In-house roles lure Japanese lawyers
Japanese lawyers are increasingly taking up positions in-house as companies in the region turn to their own legal departments to cut costs and advise on compliance.
According to the Japan Federation of Bar Associations (JFBA), 770 Japanese-qualified lawyers – known as bengoshi -- are now working in corporate law departments.
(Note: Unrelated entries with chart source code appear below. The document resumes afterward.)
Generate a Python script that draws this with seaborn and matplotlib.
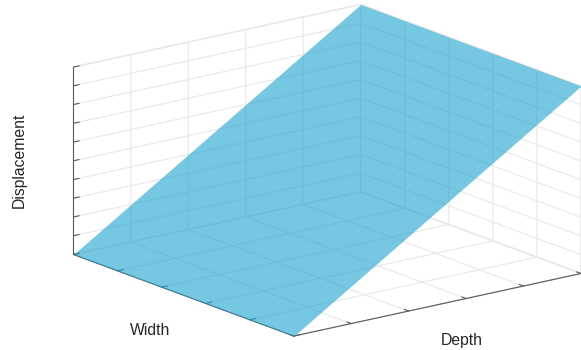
import numpy as np
import matplotlib
matplotlib.use("Agg")
import matplotlib.pyplot as plt
import seaborn as sns

# Plane of displacement over a width x depth domain
width_vals = [0, 5]
depth_vals = [0, 5]
displacement_vals = [[0, 0],
                     [10, 10]]   # rows follow depth, columns follow width

width_ticks = [0, 1, 2, 3, 4, 5]
depth_ticks = [0, 1, 2, 3, 4, 5]
disp_ticks = [0, 1, 2, 3, 4, 5, 6, 7, 8, 9, 10]

sns.set_theme(style="white")
plt.rcParams["font.family"] = ["Liberation Sans", "DejaVu Sans"]

surface_color = "#1BA3CF"
grid_color = "#e8e8e8"
axis_color = "#5a5a5a"
text_color = "#262626"

fig = plt.figure(figsize=(5.81, 3.5), dpi=100)
ax = fig.add_axes([32 / 581, 0, 1, 1], projection="3d", proj_type="ortho")
ax.view_init(elev=16.5, azim=-37.5)
ax.set_box_aspect((1, 1, 0.54), zoom=1.52)

W, D = np.meshgrid(width_vals, depth_vals)
Z = np.array(displacement_vals, dtype=float)
surf = ax.plot_surface(W, D, Z, color=surface_color, alpha=0.6, linewidth=0,
                       antialiased=True, shade=False)
surf.set_clip_on(False)

ax.set_xlim(width_vals[0], width_vals[-1])
ax.set_ylim(depth_vals[0], depth_vals[-1])
ax.set_zlim(disp_ticks[0], disp_ticks[-1])
ax.set_xticks(width_ticks)
ax.set_yticks(depth_ticks)
ax.set_zticks(disp_ticks)
ax.set_xticklabels([])
ax.set_yticklabels([])
ax.set_zticklabels([])

for axis in (ax.xaxis, ax.yaxis, ax.zaxis):
    axis.set_pane_color((1, 1, 1, 1))
    axis.pane.set_edgecolor(grid_color)
    axis.line.set_color(axis_color)
    axis.line.set_linewidth(0.8)
    axis._axinfo["grid"]["color"] = grid_color
    axis._axinfo["grid"]["linewidth"] = 0.8
    axis._axinfo["tick"]["inward_factor"] = 0.0
    axis._axinfo["tick"]["outward_factor"] = 0.25
    axis._axinfo["tick"]["linewidth"] = {True: 0.8, False: 0.5}
    axis._axinfo["tick"]["color"] = axis_color

ax.zaxis.set_ticks_position("lower")
ax.tick_params(colors=axis_color)

# Axis titles kept upright, as in the classic engineering style
fig.text(150.5 / 581, 1 - 335 / 350, "Width", fontsize=11.3, color=text_color,
         ha="center", va="baseline")
fig.text(461.5 / 581, 1 - 345 / 350, "Depth", fontsize=11.3, color=text_color,
         ha="center", va="baseline")
fig.text(19 / 581, 1 - 160 / 350, "Displacement", fontsize=11.3, color=text_color,
         ha="center", va="center", rotation=90)

fig.savefig("out.png", dpi=100)
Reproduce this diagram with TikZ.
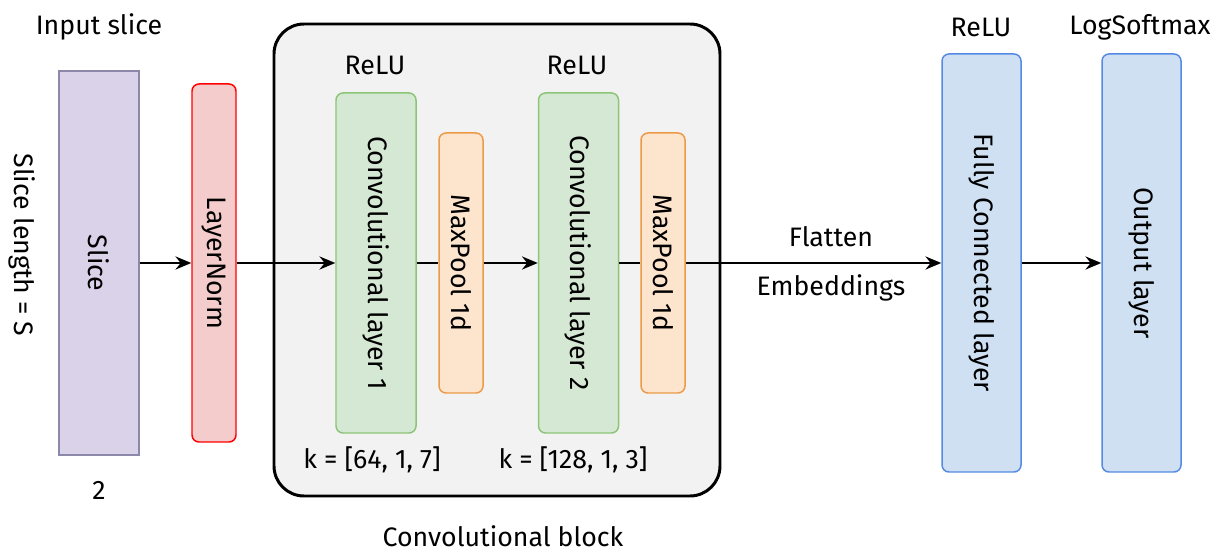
\documentclass[tikz,border=0pt]{standalone}
\usepackage{fontspec}
\setmainfont{Fira Sans}
\usepackage{tikz}
\usetikzlibrary{arrows.meta,positioning}
\definecolor{SliceF}{RGB}{218,210,232}
\definecolor{SliceD}{RGB}{140,136,170}
\definecolor{NormF}{RGB}{244,204,204}
\definecolor{NormD}{RGB}{255,0,0}
\definecolor{ConvF}{RGB}{213,232,212}
\definecolor{ConvD}{RGB}{140,196,120}
\definecolor{PoolF}{RGB}{252,228,205}
\definecolor{PoolD}{RGB}{236,154,72}
\definecolor{DenseF}{RGB}{207,224,243}
\definecolor{DenseD}{RGB}{84,138,228}
\definecolor{BlockF}{RGB}{242,242,242}
\newcommand{\lbl}{\fontsize{15.2}{18}\selectfont}
\tikzset{
  layer/.style={draw,rounded corners=4pt,line width=0.85pt,inner sep=0pt,
                font=\lbl,rotate=-90},
  slicebox/.style={layer,rounded corners=0pt,draw=SliceD,fill=SliceF,line width=1.2pt,
                   minimum width=7.68cm,minimum height=1.6cm},
  normbox/.style={layer,draw=NormD,fill=NormF,minimum width=7.16cm,minimum height=0.88cm},
  convbox/.style={layer,draw=ConvD,fill=ConvF,minimum width=6.8cm,minimum height=1.6cm},
  poolbox/.style={layer,draw=PoolD,fill=PoolF,minimum width=5.2cm,minimum height=0.88cm},
  densebox/.style={layer,draw=DenseD,fill=DenseF,minimum width=8.36cm,minimum height=1.58cm},
  flow/.style={-{Stealth[length=9pt,width=7.5pt,inset=3pt]},line width=1.15pt},
  link/.style={line width=1.15pt},
  txt/.style={font=\lbl,inner sep=0pt},
}
\begin{document}
\begin{tikzpicture}
  \useasboundingbox (0,0) rectangle (24.38,11.08);
  % convolutional block
  \node[draw,line width=1.7pt,fill=BlockF,rounded corners=0.6cm,
        minimum width=8.92cm,minimum height=9.44cm] (block) at (9.94,5.88) {};

  \node[slicebox] (slice) at (1.98,5.82) {Slice};
  \node[normbox] (ln) at (4.28,5.82) {LayerNorm};
  \node[convbox] (conv1) at (7.52,5.82) {Convolutional layer 1};
  \node[poolbox] (mp1) at (9.22,5.82) {MaxPool 1d};
  \node[convbox] (conv2) at (11.57,5.82) {Convolutional layer 2};
  \node[poolbox] (mp2) at (13.26,5.82) {MaxPool 1d};
  \node[densebox] (fc) at (19.63,5.82) {Fully Connected layer};
  \node[densebox] (out) at (22.83,5.82) {Output layer};

  \draw[flow] (slice) -- (ln);
  \draw[flow] (ln) -- (conv1);
  \draw[link] (conv1) -- (mp1);
  \draw[flow] (mp1) -- (conv2);
  \draw[link] (conv2) -- (mp2);
  \draw[flow] (mp2) -- (fc);
  \draw[flow] (fc) -- (out);

  \node[txt] (insl) at (1.98,10.54) {Input slice};
  \node[txt] (two) at (1.98,1.28) {2};
  \node[txt,rotate=-90] (slen) at (0.44,6.18) {Slice length = S};
  \node[txt] (act1) at (7.50,9.78) {ReLU};
  \node[txt] (act2) at (11.54,9.78) {ReLU};
  \node[txt] (k1) at (7.44,1.88) {k = [64, 1, 7]};
  \node[txt] (k2) at (11.46,1.88) {k = [128, 1, 3]};
  \node[txt] (blk) at (10.06,0.35) {Convolutional block};
  \node[txt] (flat) at (16.62,6.34) {Flatten};
  \node[txt] (emb) at (16.62,5.32) {Embeddings};
  \node[txt] (act3) at (19.62,10.54) {ReLU};
  \node[txt] (lsm) at (22.80,10.54) {LogSoftmax};
\end{tikzpicture}
\end{document}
This is a significant rise from a decade ago, when just 64 bengoshi worked in-house.
However, the recent figures only make up a small percentage of the 32,000 bengoshi currently qualified to practise, reports the Asian Lawyer web.
Local recruiters cited several factors for increasing moves in house, with the most prominent being the lasting economic impact of the 2011 earthquake and tsunami, which has forced companies to cut costs and solve legal issues internally.
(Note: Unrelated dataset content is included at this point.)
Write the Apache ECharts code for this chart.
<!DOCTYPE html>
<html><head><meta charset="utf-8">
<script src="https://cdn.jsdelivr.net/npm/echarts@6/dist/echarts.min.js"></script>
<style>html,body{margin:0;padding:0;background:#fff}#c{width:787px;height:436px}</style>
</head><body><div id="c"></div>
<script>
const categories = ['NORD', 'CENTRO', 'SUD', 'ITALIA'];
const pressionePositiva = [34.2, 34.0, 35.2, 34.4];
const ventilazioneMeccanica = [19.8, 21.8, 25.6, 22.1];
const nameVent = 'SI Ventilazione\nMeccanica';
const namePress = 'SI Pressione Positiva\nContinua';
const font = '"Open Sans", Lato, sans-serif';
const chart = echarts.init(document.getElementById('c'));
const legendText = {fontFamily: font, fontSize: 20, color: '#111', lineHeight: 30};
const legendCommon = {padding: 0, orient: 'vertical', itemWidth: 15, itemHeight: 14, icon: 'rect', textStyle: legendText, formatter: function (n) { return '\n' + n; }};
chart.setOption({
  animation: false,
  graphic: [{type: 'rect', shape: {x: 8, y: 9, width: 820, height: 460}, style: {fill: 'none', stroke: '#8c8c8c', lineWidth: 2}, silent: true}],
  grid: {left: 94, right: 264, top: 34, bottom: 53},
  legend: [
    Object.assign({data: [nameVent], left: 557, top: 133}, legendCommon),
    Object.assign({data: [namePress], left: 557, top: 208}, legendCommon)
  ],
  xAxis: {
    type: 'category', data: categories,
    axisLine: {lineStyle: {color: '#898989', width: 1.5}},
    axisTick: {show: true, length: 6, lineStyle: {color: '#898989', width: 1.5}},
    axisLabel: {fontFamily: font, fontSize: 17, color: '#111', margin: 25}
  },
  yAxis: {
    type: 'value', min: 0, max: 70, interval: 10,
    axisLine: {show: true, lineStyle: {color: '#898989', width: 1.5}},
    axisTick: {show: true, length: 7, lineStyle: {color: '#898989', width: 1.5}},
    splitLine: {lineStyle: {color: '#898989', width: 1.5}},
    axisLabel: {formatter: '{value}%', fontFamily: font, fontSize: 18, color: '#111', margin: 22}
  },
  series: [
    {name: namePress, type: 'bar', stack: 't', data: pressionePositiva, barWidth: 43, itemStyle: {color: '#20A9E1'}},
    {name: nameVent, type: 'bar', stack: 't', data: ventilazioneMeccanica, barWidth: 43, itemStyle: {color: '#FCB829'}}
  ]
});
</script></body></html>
Several high-profile scandals also rocked the legal landscape, including one at the Daio Paper Corporation, whose former chairman, Mototaka Ikawa, was sentenced in October to a four-year prison term for using company cash to pay off gambling debts, a case that prompted a greater emphasis on compliance more widely in corporate Japan.
But according to Yasushi Murofushi, president of the Japan In-House Lawyers Association, the biggest single reason for the shift is simply because of the increase in lawyers. According to bar association statistics, the number of bengoshi has increased by 12,000 since 2005 -- equal to the growth in the 50 years to 2001.
Tadaaki Sugiyama, general counsel at chemical and cosmetics business Kao Corporation, agreed with Mr Murofushi, adding that the influx of new graduates has given corporations the chance to hire well-qualified bengoshi at lesser salaries. ‘For me it's a good chance to hire a person with professional knowledge at a lower cost,’ he said.